Copy every line of the material below word for word.
* start *
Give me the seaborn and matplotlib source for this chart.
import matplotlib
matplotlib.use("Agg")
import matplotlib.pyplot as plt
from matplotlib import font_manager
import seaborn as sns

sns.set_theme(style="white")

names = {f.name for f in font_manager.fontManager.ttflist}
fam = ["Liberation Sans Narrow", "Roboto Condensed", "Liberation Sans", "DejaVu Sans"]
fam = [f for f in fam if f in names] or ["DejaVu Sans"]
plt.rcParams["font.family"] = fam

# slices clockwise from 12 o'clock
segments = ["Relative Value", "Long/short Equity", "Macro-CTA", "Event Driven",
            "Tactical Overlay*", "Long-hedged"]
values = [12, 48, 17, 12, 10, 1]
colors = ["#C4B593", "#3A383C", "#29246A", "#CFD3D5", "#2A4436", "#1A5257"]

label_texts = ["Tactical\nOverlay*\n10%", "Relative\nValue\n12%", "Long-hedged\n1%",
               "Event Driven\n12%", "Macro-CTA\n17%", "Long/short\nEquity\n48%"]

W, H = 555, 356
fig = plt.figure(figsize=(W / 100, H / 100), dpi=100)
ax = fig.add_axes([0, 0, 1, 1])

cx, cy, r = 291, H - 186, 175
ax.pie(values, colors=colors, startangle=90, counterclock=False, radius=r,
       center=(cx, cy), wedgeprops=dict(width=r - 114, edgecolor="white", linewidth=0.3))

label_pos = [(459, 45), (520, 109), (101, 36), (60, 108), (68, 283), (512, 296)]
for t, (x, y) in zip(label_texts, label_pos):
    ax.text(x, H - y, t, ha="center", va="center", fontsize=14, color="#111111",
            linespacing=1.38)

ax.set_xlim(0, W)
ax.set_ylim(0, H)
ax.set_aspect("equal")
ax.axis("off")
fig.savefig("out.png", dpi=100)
* end *
Task solution
Give me the seaborn and matplotlib source for this chart.
import matplotlib
matplotlib.use("Agg")
import matplotlib.pyplot as plt
from matplotlib import font_manager
import seaborn as sns

sns.set_theme(style="white")

names = {f.name for f in font_manager.fontManager.ttflist}
fam = ["Liberation Sans Narrow", "Roboto Condensed", "Liberation Sans", "DejaVu Sans"]
fam = [f for f in fam if f in names] or ["DejaVu Sans"]
plt.rcParams["font.family"] = fam

# slices clockwise from 12 o'clock
segments = ["Relative Value", "Long/short Equity", "Macro-CTA", "Event Driven",
            "Tactical Overlay*", "Long-hedged"]
values = [12, 48, 17, 12, 10, 1]
colors = ["#C4B593", "#3A383C", "#29246A", "#CFD3D5", "#2A4436", "#1A5257"]

label_texts = ["Tactical\nOverlay*\n10%", "Relative\nValue\n12%", "Long-hedged\n1%",
               "Event Driven\n12%", "Macro-CTA\n17%", "Long/short\nEquity\n48%"]

W, H = 555, 356
fig = plt.figure(figsize=(W / 100, H / 100), dpi=100)
ax = fig.add_axes([0, 0, 1, 1])

cx, cy, r = 291, H - 186, 175
ax.pie(values, colors=colors, startangle=90, counterclock=False, radius=r,
       center=(cx, cy), wedgeprops=dict(width=r - 114, edgecolor="white", linewidth=0.3))

label_pos = [(459, 45), (520, 109), (101, 36), (60, 108), (68, 283), (512, 296)]
for t, (x, y) in zip(label_texts, label_pos):
    ax.text(x, H - y, t, ha="center", va="center", fontsize=14, color="#111111",
            linespacing=1.38)

ax.set_xlim(0, W)
ax.set_ylim(0, H)
ax.set_aspect("equal")
ax.axis("off")
fig.savefig("out.png", dpi=100)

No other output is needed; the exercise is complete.